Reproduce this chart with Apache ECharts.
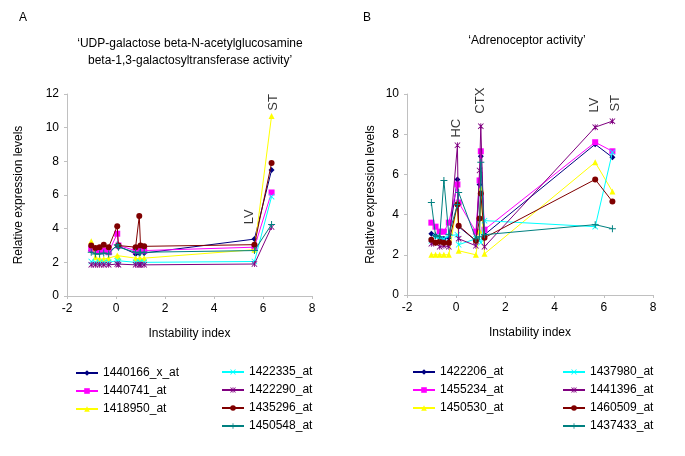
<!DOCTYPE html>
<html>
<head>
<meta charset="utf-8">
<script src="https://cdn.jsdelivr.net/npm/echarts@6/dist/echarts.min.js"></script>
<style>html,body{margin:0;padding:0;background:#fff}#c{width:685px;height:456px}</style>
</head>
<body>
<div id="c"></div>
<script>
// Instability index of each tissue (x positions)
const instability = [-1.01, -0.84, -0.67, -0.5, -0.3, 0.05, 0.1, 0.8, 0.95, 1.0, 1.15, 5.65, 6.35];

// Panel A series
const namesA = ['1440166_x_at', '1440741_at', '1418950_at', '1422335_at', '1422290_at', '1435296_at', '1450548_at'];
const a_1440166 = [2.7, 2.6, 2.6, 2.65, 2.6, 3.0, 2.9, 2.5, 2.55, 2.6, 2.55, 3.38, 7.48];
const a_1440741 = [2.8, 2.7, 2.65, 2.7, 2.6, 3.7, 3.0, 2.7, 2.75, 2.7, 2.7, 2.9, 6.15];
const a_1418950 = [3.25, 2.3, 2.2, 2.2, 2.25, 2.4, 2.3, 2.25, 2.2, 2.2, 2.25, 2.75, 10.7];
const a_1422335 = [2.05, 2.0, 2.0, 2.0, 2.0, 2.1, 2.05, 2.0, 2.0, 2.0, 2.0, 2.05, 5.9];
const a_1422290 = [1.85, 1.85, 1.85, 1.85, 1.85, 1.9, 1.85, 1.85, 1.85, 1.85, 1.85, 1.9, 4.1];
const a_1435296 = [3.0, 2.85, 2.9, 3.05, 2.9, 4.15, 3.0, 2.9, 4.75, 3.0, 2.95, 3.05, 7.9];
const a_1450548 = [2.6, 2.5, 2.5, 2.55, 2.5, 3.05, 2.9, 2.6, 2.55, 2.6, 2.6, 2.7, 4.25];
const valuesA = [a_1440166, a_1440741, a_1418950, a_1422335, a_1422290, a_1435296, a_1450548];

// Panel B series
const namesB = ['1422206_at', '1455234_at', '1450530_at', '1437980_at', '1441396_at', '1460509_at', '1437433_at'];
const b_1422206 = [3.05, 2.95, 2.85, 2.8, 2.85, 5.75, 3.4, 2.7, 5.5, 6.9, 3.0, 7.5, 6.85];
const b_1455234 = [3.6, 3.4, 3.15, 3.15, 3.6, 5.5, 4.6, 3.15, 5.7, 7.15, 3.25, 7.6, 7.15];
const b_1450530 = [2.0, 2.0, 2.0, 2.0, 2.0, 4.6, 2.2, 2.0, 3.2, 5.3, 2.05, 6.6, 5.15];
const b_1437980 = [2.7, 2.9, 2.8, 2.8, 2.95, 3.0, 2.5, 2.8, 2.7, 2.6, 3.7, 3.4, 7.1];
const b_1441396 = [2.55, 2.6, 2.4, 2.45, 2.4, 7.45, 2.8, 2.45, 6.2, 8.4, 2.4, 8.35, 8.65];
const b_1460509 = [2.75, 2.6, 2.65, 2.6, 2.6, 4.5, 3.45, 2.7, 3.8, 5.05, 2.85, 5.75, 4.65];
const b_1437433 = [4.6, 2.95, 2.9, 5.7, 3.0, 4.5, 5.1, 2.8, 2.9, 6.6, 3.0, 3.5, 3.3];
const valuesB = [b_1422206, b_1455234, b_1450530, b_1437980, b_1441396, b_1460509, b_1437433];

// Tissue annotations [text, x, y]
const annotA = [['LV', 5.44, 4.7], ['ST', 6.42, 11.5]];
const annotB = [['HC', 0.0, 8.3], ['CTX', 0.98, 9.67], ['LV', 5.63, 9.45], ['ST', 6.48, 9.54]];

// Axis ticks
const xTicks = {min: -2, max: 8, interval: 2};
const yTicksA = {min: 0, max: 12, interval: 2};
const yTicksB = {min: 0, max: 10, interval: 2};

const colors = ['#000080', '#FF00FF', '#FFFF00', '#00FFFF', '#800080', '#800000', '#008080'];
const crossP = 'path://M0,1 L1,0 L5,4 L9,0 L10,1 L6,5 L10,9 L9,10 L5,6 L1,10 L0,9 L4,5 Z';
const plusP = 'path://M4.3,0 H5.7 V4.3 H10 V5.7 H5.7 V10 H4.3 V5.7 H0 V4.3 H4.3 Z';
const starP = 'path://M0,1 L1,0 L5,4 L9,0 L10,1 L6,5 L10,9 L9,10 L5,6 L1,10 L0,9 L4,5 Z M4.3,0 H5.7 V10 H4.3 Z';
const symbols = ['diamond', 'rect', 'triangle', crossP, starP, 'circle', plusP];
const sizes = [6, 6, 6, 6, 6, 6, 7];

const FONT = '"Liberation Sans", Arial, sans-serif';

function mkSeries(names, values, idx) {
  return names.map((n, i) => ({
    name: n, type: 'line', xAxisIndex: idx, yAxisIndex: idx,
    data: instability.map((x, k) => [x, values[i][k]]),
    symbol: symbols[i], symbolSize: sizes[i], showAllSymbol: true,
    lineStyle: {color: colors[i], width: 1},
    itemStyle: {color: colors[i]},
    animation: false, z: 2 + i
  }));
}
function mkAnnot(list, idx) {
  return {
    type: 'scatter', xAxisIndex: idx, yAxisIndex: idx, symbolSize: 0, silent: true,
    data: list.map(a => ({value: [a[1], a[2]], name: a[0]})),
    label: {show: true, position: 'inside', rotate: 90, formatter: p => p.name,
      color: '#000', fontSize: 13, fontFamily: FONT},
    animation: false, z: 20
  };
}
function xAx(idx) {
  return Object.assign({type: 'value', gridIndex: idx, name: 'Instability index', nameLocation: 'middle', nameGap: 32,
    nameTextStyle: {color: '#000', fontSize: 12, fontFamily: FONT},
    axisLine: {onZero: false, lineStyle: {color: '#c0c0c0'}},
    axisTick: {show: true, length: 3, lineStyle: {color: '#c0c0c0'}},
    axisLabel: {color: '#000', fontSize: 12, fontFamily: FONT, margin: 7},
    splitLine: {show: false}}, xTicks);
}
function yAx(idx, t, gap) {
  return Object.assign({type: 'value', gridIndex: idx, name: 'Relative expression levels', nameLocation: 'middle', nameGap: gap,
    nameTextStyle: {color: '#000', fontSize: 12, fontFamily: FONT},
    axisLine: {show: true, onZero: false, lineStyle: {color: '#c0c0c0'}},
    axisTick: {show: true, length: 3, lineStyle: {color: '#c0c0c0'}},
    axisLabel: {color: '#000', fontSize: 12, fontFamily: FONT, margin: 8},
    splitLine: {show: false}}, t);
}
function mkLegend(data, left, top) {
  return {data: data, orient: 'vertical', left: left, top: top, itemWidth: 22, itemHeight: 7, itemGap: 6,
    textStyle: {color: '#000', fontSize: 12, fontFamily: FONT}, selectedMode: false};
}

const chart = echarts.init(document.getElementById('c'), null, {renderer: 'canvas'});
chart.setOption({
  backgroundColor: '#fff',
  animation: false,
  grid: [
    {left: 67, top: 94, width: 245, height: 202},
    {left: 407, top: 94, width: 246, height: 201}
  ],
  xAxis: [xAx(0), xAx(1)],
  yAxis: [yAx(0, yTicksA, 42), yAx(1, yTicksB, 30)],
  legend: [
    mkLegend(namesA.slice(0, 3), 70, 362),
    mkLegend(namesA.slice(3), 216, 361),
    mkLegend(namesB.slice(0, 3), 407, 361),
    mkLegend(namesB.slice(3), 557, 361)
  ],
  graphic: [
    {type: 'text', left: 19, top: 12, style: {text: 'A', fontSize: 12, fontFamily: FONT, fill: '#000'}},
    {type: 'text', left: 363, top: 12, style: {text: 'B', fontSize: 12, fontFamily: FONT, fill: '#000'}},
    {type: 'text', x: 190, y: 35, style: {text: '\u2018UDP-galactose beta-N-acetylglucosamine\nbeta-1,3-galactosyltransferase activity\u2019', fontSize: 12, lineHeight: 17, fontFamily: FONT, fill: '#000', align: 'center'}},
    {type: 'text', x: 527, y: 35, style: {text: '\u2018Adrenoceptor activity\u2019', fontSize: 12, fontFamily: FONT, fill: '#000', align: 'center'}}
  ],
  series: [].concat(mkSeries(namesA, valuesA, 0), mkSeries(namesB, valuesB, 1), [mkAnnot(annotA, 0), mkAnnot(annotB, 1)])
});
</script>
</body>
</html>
§
Repeat the lines of the listing above verbatim, beginning at its first line and ending at the line containing "a_1422290, a_1435296, a_1450548];", which is included. Omit pictures.

Reproduce this chart with Apache ECharts.
<!DOCTYPE html>
<html>
<head>
<meta charset="utf-8">
<script src="https://cdn.jsdelivr.net/npm/echarts@6/dist/echarts.min.js"></script>
<style>html,body{margin:0;padding:0;background:#fff}#c{width:685px;height:456px}</style>
</head>
<body>
<div id="c"></div>
<script>
// Instability index of each tissue (x positions)
const instability = [-1.01, -0.84, -0.67, -0.5, -0.3, 0.05, 0.1, 0.8, 0.95, 1.0, 1.15, 5.65, 6.35];

// Panel A series
const namesA = ['1440166_x_at', '1440741_at', '1418950_at', '1422335_at', '1422290_at', '1435296_at', '1450548_at'];
const a_1440166 = [2.7, 2.6, 2.6, 2.65, 2.6, 3.0, 2.9, 2.5, 2.55, 2.6, 2.55, 3.38, 7.48];
const a_1440741 = [2.8, 2.7, 2.65, 2.7, 2.6, 3.7, 3.0, 2.7, 2.75, 2.7, 2.7, 2.9, 6.15];
const a_1418950 = [3.25, 2.3, 2.2, 2.2, 2.25, 2.4, 2.3, 2.25, 2.2, 2.2, 2.25, 2.75, 10.7];
const a_1422335 = [2.05, 2.0, 2.0, 2.0, 2.0, 2.1, 2.05, 2.0, 2.0, 2.0, 2.0, 2.05, 5.9];
const a_1422290 = [1.85, 1.85, 1.85, 1.85, 1.85, 1.9, 1.85, 1.85, 1.85, 1.85, 1.85, 1.9, 4.1];
const a_1435296 = [3.0, 2.85, 2.9, 3.05, 2.9, 4.15, 3.0, 2.9, 4.75, 3.0, 2.95, 3.05, 7.9];
const a_1450548 = [2.6, 2.5, 2.5, 2.55, 2.5, 3.05, 2.9, 2.6, 2.55, 2.6, 2.6, 2.7, 4.25];
const valuesA = [a_1440166, a_1440741, a_1418950, a_1422335, a_1422290, a_1435296, a_1450548];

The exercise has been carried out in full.